L'article 10 ter a été ajouté par l'Assemblée nationale, qui a cru bon de durcir encore davantage le régime de la garde à vue.
En matière de terrorisme, le régime de la garde à vue est, depuis 1986, dérogatoire au droit commun, puisque celle-ci peut être prolongée de quarante-huit heures. L'avocat, quant à lui, ne peut intervenir qu'au bout de la soixante-douzième heure, ce qui, vous en conviendrez, est un délai déjà relativement long.
Le nouvel article 10 ter se situe donc dans la logique de surenchère pénale que nous connaissons bien, puisque nous la subissons depuis près de trois ans.
Nous venons d'achever l'examen de l'article 9, qui aggrave les peines d'emprisonnement. La garde à vue pourrait ainsi durer, si l'article 10 ter était adopté, jusqu'à six jours d'affilée.
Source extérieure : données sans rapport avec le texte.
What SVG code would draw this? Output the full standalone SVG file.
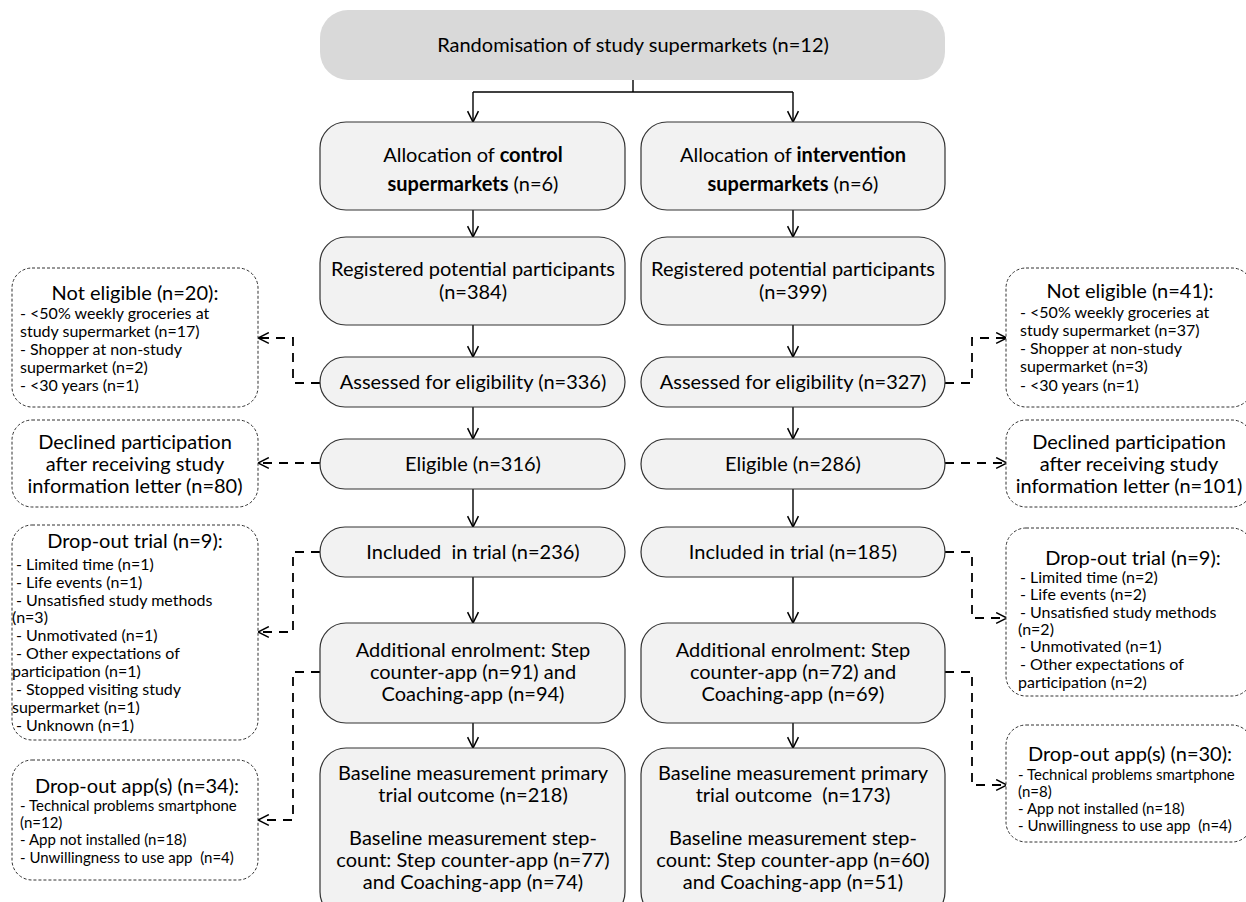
<svg xmlns="http://www.w3.org/2000/svg" width="1246" height="902" viewBox="0 0 1246 902">
<defs>
<marker id="ah" viewBox="0 0 12 12" refX="11" refY="6" markerWidth="13" markerHeight="13" markerUnits="userSpaceOnUse" orient="auto">
<path d="M1,1 L11,6 L1,11" fill="none" stroke="#000" stroke-width="1.4"/>
</marker>
<style>
.main{fill:#f2f2f2;stroke:#333;stroke-width:1.2}
.top{fill:#d9d9d9;stroke:none}
.side{fill:#fff;stroke:#333;stroke-width:1;stroke-dasharray:3,2}
text{font-family:Lato,"Liberation Sans",sans-serif;fill:#000}
.t20{font-size:20px}
.c{text-anchor:middle}
.t15{font-size:16px}
.t14{font-size:15px}
.solid{fill:none;stroke:#000;stroke-width:1.4}
.dash{fill:none;stroke:#000;stroke-width:1.8;stroke-dasharray:9,7}
</style>
</defs>
<rect width="1246" height="902" fill="#fff"/>

<g id="connectors">
<path class="solid" d="M633,80 V92"/>
<path class="solid" d="M473,92 H793"/>
<path class="solid" d="M473,92 V122" marker-end="url(#ah)"/>
<path class="solid" d="M793,92 V122" marker-end="url(#ah)"/>
<path class="solid" d="M473,210 V237" marker-end="url(#ah)"/>
<path class="solid" d="M793,210 V237" marker-end="url(#ah)"/>
<path class="solid" d="M473,325 V357" marker-end="url(#ah)"/>
<path class="solid" d="M793,325 V357" marker-end="url(#ah)"/>
<path class="solid" d="M473,407 V439" marker-end="url(#ah)"/>
<path class="solid" d="M793,407 V439" marker-end="url(#ah)"/>
<path class="solid" d="M473,489 V527" marker-end="url(#ah)"/>
<path class="solid" d="M793,489 V527" marker-end="url(#ah)"/>
<path class="solid" d="M473,577 V623" marker-end="url(#ah)"/>
<path class="solid" d="M793,577 V623" marker-end="url(#ah)"/>
<path class="solid" d="M473,723 V748" marker-end="url(#ah)"/>
<path class="solid" d="M793,723 V748" marker-end="url(#ah)"/>

<path class="dash" d="M320,383 H293 V338 H258" marker-end="url(#ah)"/>
<path class="dash" d="M945,383 H972 V338 H1007" marker-end="url(#ah)"/>
<path class="dash" d="M320,463 H258" marker-end="url(#ah)"/>
<path class="dash" d="M945,463 H1007" marker-end="url(#ah)"/>
<path class="dash" d="M320,552 H293 V632 H258" marker-end="url(#ah)"/>
<path class="dash" d="M945,552 H972 V618 H1007" marker-end="url(#ah)"/>
<path class="dash" d="M320,672 H293 V820 H258" marker-end="url(#ah)"/>
<path class="dash" d="M945,672 H972 V785 H1007" marker-end="url(#ah)"/>
</g>

<g id="randomisation">
<rect class="top" x="320" y="10" width="625" height="70" rx="28"/>
<text class="t20 c" x="633" y="52">Randomisation of study supermarkets (n=12)</text>
</g>

<g id="alloc-control">
<rect class="main" x="320" y="122" width="305" height="88" rx="26"/>
<text class="t20 c" x="473" y="162">Allocation of <tspan font-weight="bold">control</tspan></text>
<text class="t20 c" x="473" y="191"><tspan font-weight="bold">supermarkets</tspan> (n=6)</text>
</g>
<g id="alloc-intervention">
<rect class="main" x="641" y="122" width="304" height="88" rx="26"/>
<text class="t20 c" x="793" y="162">Allocation of <tspan font-weight="bold">intervention</tspan></text>
<text class="t20 c" x="793" y="191"><tspan font-weight="bold">supermarkets</tspan> (n=6)</text>
</g>

<g id="registered-control">
<rect class="main" x="320" y="237" width="305" height="88" rx="26"/>
<text class="t20 c" x="473" y="276">Registered potential participants</text>
<text class="t20 c" x="473" y="299">(n=384)</text>
</g>
<g id="registered-intervention">
<rect class="main" x="641" y="237" width="304" height="88" rx="26"/>
<text class="t20 c" x="793" y="276">Registered potential participants</text>
<text class="t20 c" x="793" y="299">(n=399)</text>
</g>

<g id="assessed-control">
<rect class="main" x="320" y="357" width="305" height="50" rx="25"/>
<text class="t20 c" x="473" y="389">Assessed for eligibility (n=336)</text>
</g>
<g id="assessed-intervention">
<rect class="main" x="641" y="357" width="304" height="50" rx="25"/>
<text class="t20 c" x="793" y="389">Assessed for eligibility (n=327)</text>
</g>

<g id="eligible-control">
<rect class="main" x="320" y="439" width="305" height="50" rx="25"/>
<text class="t20 c" x="473" y="471">Eligible (n=316)</text>
</g>
<g id="eligible-intervention">
<rect class="main" x="641" y="439" width="304" height="50" rx="25"/>
<text class="t20 c" x="793" y="471">Eligible (n=286)</text>
</g>

<g id="included-control">
<rect class="main" x="320" y="527" width="305" height="50" rx="25"/>
<text class="t20 c" x="473" y="559" xml:space="preserve">Included  in trial (n=236)</text>
</g>
<g id="included-intervention">
<rect class="main" x="641" y="527" width="304" height="50" rx="25"/>
<text class="t20 c" x="793" y="559">Included in trial (n=185)</text>
</g>

<g id="enrol-control">
<rect class="main" x="320" y="623" width="305" height="100" rx="26"/>
<text class="t20 c" x="473" y="657">Additional enrolment: Step</text>
<text class="t20 c" x="473" y="679">counter-app (n=91) and</text>
<text class="t20 c" x="473" y="701">Coaching-app (n=94)</text>
</g>
<g id="enrol-intervention">
<rect class="main" x="641" y="623" width="304" height="100" rx="26"/>
<text class="t20 c" x="793" y="657">Additional enrolment: Step</text>
<text class="t20 c" x="793" y="679">counter-app (n=72) and</text>
<text class="t20 c" x="793" y="701">Coaching-app (n=69)</text>
</g>

<g id="baseline-control">
<rect class="main" x="320" y="748" width="305" height="170" rx="26"/>
<text class="t20 c" x="473" y="780">Baseline measurement primary</text>
<text class="t20 c" x="473" y="802">trial outcome (n=218)</text>
<text class="t20 c" x="473" y="845">Baseline measurement step-</text>
<text class="t20 c" x="473" y="867">count: Step counter-app (n=77)</text>
<text class="t20 c" x="473" y="889">and Coaching-app (n=74)</text>
</g>
<g id="baseline-intervention">
<rect class="main" x="641" y="748" width="304" height="170" rx="26"/>
<text class="t20 c" x="793" y="780">Baseline measurement primary</text>
<text class="t20 c" x="793" y="802" xml:space="preserve">trial outcome  (n=173)</text>
<text class="t20 c" x="793" y="845">Baseline measurement step-</text>
<text class="t20 c" x="793" y="867">count: Step counter-app (n=60)</text>
<text class="t20 c" x="793" y="889">and Coaching-app (n=51)</text>
</g>

<g id="noteligible-control">
<rect class="side" x="12" y="268" width="246" height="139" rx="20"/>
<text class="t20 c" x="135" y="300">Not eligible (n=20):</text>
<text class="t15" x="20" y="319">- &lt;50% weekly groceries at</text>
<text class="t15" x="20" y="337">study supermarket (n=17)</text>
<text class="t15" x="20" y="355">- Shopper at non-study</text>
<text class="t15" x="20" y="373">supermarket (n=2)</text>
<text class="t15" x="20" y="391">- &lt;30 years (n=1)</text>
</g>
<g id="noteligible-intervention">
<rect class="side" x="1006" y="268" width="246" height="139" rx="20"/>
<text class="t20 c" x="1130" y="298">Not eligible (n=41):</text>
<text class="t15" x="1020" y="318">- &lt;50% weekly groceries at</text>
<text class="t15" x="1020" y="336">study supermarket (n=37)</text>
<text class="t15" x="1020" y="354">- Shopper at non-study</text>
<text class="t15" x="1020" y="372">supermarket (n=3)</text>
<text class="t15" x="1020" y="391">- &lt;30 years (n=1)</text>
</g>

<g id="declined-control">
<rect class="side" x="12" y="420" width="246" height="87" rx="20"/>
<text class="t20 c" x="135" y="449">Declined participation</text>
<text class="t20 c" x="135" y="471">after receiving study</text>
<text class="t20 c" x="135" y="493">information letter (n=80)</text>
</g>
<g id="declined-intervention">
<rect class="side" x="1006" y="420" width="246" height="87" rx="20"/>
<text class="t20 c" x="1129" y="449">Declined participation</text>
<text class="t20 c" x="1129" y="471">after receiving study</text>
<text class="t20 c" x="1129" y="493">information letter (n=101)</text>
</g>

<g id="dropout-trial-control">
<rect class="side" x="12" y="525" width="246" height="215" rx="20"/>
<text class="t20 c" x="135" y="548">Drop-out trial (n=9):</text>
<text class="t15" x="16" y="570">- Limited time (n=1)</text>
<text class="t15" x="16" y="588">- Life events (n=1)</text>
<text class="t15" x="16" y="606">- Unsatisfied study methods</text>
<text class="t15" x="12" y="623">(n=3)</text>
<text class="t15" x="16" y="641">- Unmotivated (n=1)</text>
<text class="t15" x="16" y="659">- Other expectations of</text>
<text class="t15" x="12" y="677">participation (n=1)</text>
<text class="t15" x="16" y="695">- Stopped visiting study</text>
<text class="t15" x="12" y="713">supermarket (n=1)</text>
<text class="t15" x="16" y="731">- Unknown (n=1)</text>
</g>
<g id="dropout-trial-intervention">
<rect class="side" x="1006" y="528" width="246" height="168" rx="20"/>
<text class="t20 c" x="1133" y="565">Drop-out trial (n=9):</text>
<text class="t15" x="1020" y="583">- Limited time (n=2)</text>
<text class="t15" x="1020" y="600">- Life events (n=2)</text>
<text class="t15" x="1020" y="618">- Unsatisfied study methods</text>
<text class="t15" x="1018" y="635">(n=2)</text>
<text class="t15" x="1020" y="652">- Unmotivated (n=1)</text>
<text class="t15" x="1020" y="670">- Other expectations of</text>
<text class="t15" x="1018" y="688">participation (n=2)</text>
</g>

<g id="dropout-app-control">
<rect class="side" x="12" y="760" width="246" height="120" rx="20"/>
<text class="t20 c" x="137" y="793">Drop-out app(s) (n=34):</text>
<text class="t14" x="20" y="811">- Technical problems smartphone</text>
<text class="t14" x="20" y="828">(n=12)</text>
<text class="t14" x="20" y="845">- App not installed (n=18)</text>
<text class="t14" x="20" y="863" xml:space="preserve">- Unwillingness to use app  (n=4)</text>
</g>
<g id="dropout-app-intervention">
<rect class="side" x="1006" y="725" width="246" height="117" rx="20"/>
<text class="t20 c" x="1130" y="761">Drop-out app(s) (n=30):</text>
<text class="t14" x="1018" y="780">- Technical problems smartphone</text>
<text class="t14" x="1018" y="797">(n=8)</text>
<text class="t14" x="1018" y="814">- App not installed (n=18)</text>
<text class="t14" x="1018" y="831" xml:space="preserve">- Unwillingness to use app  (n=4)</text>
</g>
</svg>
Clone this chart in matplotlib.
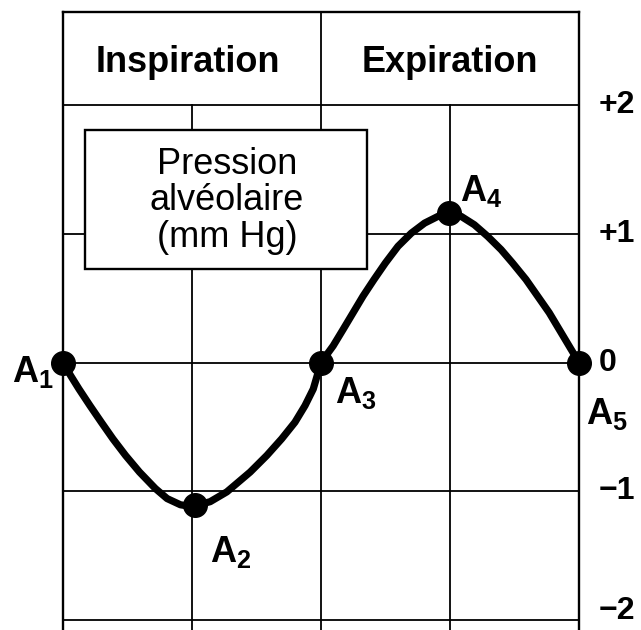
import matplotlib
matplotlib.use("Agg")
import matplotlib.pyplot as plt
from matplotlib.patches import Rectangle

plt.rcParams['font.family'] = ['Liberation Sans', 'DejaVu Sans']
plt.rcParams['mathtext.fontset'] = 'custom'
plt.rcParams['mathtext.bf'] = 'Liberation Sans:bold'
plt.rcParams['mathtext.rm'] = 'Liberation Sans'

# pression alveolaire (mm Hg)
curve_x = [0, 0.060, 0.124, 0.209, 0.297, 0.387, 0.485, 0.593, 0.716, 0.807, 0.910, 1.0,
           1.141, 1.270, 1.451, 1.580, 1.695, 1.798, 1.876, 1.940, 2.0,
           2.094, 2.172, 2.249, 2.326, 2.411, 2.499, 2.597, 2.700, 2.803, 2.906, 3.0,
           3.087, 3.189, 3.292, 3.396, 3.485, 3.589, 3.679, 3.769, 3.846, 3.923, 4.0]
curve_y = [0, -0.103, -0.206, -0.335, -0.464, -0.593, -0.722, -0.851, -0.979, -1.057, -1.105, -1.12,
           -1.081, -1.005, -0.851, -0.722, -0.593, -0.464, -0.335, -0.206, 0,
           0.129, 0.258, 0.387, 0.516, 0.645, 0.773, 0.903, 1.005, 1.083, 1.135, 1.16,
           1.135, 1.070, 0.980, 0.877, 0.773, 0.645, 0.516, 0.387, 0.258, 0.129, 0]

point_x = [0, 1.02, 2, 2.99, 4]
point_y = [0, -1.11, 0, 1.16, 0]
point_names = ['1', '2', '3', '4', '5']
point_label_pos = [(-0.23, -0.07), (1.30, -1.47), (2.27, -0.24), (3.24, 1.33), (4.22, -0.40)]

y_ticks = [2, 1, 0, -1, -2]
y_tick_labels = ['+2', '+1', '0', '\u22121', '\u22122']
phases = ['Inspiration', 'Expiration']
legend_text = 'Pression\nalvéolaire\n(mm Hg)'

fig = plt.figure(figsize=(6.41, 6.30), dpi=100)
ax = fig.add_axes([63/641, 0, 516/641, 618/630])
ax.set_xlim(0, 4)
ax.set_ylim(-2.078, 2.723)
ax.set_xticks([])
ax.set_yticks([])
for s in ['left', 'right', 'top']:
    ax.spines[s].set_linewidth(1.7)
ax.spines['bottom'].set_visible(False)

# grille
for yv in y_ticks:
    ax.plot([0, 4], [yv, yv], color='black', lw=1.3, zorder=1)
for xv in [1, 3]:
    ax.plot([xv, xv], [-2.078, 2], color='black', lw=1.3, zorder=1)
ax.plot([2, 2], [-2.078, 2.723], color='black', lw=1.3, zorder=1)

# en-tete
ax.text(0.97, 2.33, phases[0], ha='center', va='center', fontsize=26, fontweight='bold')
ax.text(3.0, 2.33, phases[1], ha='center', va='center', fontsize=26, fontweight='bold')

# courbe
ax.plot(curve_x, curve_y, color='black', lw=5.2, solid_capstyle='round',
        solid_joinstyle='round', zorder=3)
ax.plot(point_x, point_y, 'o', color='black', ms=17, zorder=4, clip_on=False)

for name, (lx, ly) in zip(point_names, point_label_pos):
    ax.text(lx, ly, r'$\mathbf{A}_{\mathbf{%s}}$' % name, ha='center', va='center',
            fontsize=26, clip_on=False)

for yv, lab in zip(y_ticks, y_tick_labels):
    yy = yv if yv > -2 else -1.93
    ax.text(4.15, yy, lab, ha='left', va='center', fontsize=23, fontweight='bold',
            clip_on=False)

# encadre
ax.add_patch(Rectangle((0.168, 0.727), 2.19, 1.081, facecolor='white', edgecolor='black',
                       lw=1.7, zorder=5))
ax.text(1.27, 1.255, legend_text, ha='center', va='center', fontsize=26,
        multialignment='center', linespacing=1.05, zorder=6)

fig.savefig('out.png', dpi=100)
L'avocat, quant à lui, ne pourrait intervenir qu'au bout de la quatre-vingt-seizième heure.
Pourquoi, dans ces conditions, ne pas interdire totalement la présence de l'avocat, ou même priver des droits de la défense une personne soupçonnée de terrorisme ? Ce n'est pas pour rien que j'ai cité tout à l'heure le cas des prisonniers de Guantanamo.
Nous savons parfaitement que le fait de réduire le droit à la présence d'un avocat au cours de la garde à vue permet d'exercer toutes sortes de pressions sur la personne gardée à vue.
Par ailleurs, les raisons pouvant justifier une telle prolongation de la garde à vue sont particulièrement vagues, et donc dangereuses pour les libertés individuelles. En effet, un risque sérieux de l'imminence d'une action terroriste en France ou à l'étranger, ou bien les nécessités de la coopération internationale, si celles-ci le requièrent impérativement, suffiraient à justifier qu'une personne soit gardée à vue pendant six jours.
Le fait que le ministre de l'intérieur indique que la menace terroriste est « réelle et accrue » sans pour autant produire d'éléments concrets suffirait-il à prolonger la garde à vue ? Le fait d'activer et de maintenir le plan Vigipirate au niveau rouge constituerait-il également une raison suffisante pour prolonger une telle mesure ?
Vous devez tout de même convenir que le risque d'action terroriste à l'étranger est quasi permanent ! Cela pourrait-il néanmoins justifier une prolongation de la garde à vue ?
Nous savons très bien que les régimes dérogatoires censés s'appliquer dans un nombre de cas restreints - en l'occurrence le terrorisme - finissent bien souvent par s'appliquer à un ensemble de plus en plus vaste d'infractions. Nous l'avons vu encore récemment avec la loi Perben II concernant la criminalité organisée. Il y a fort à parier que cette disposition s'étende à l'avenir à d'autres catégories d'infractions et que les régimes d'exception deviennent la règle.
Enfin, il conviendrait de nous faire la démonstration du fait que la prolongation de la garde à vue constitue vraiment une mesure de prévention du terrorisme.
J'indique dès à présent que le groupe CRC demande un vote par scrutin public sur cet amendement.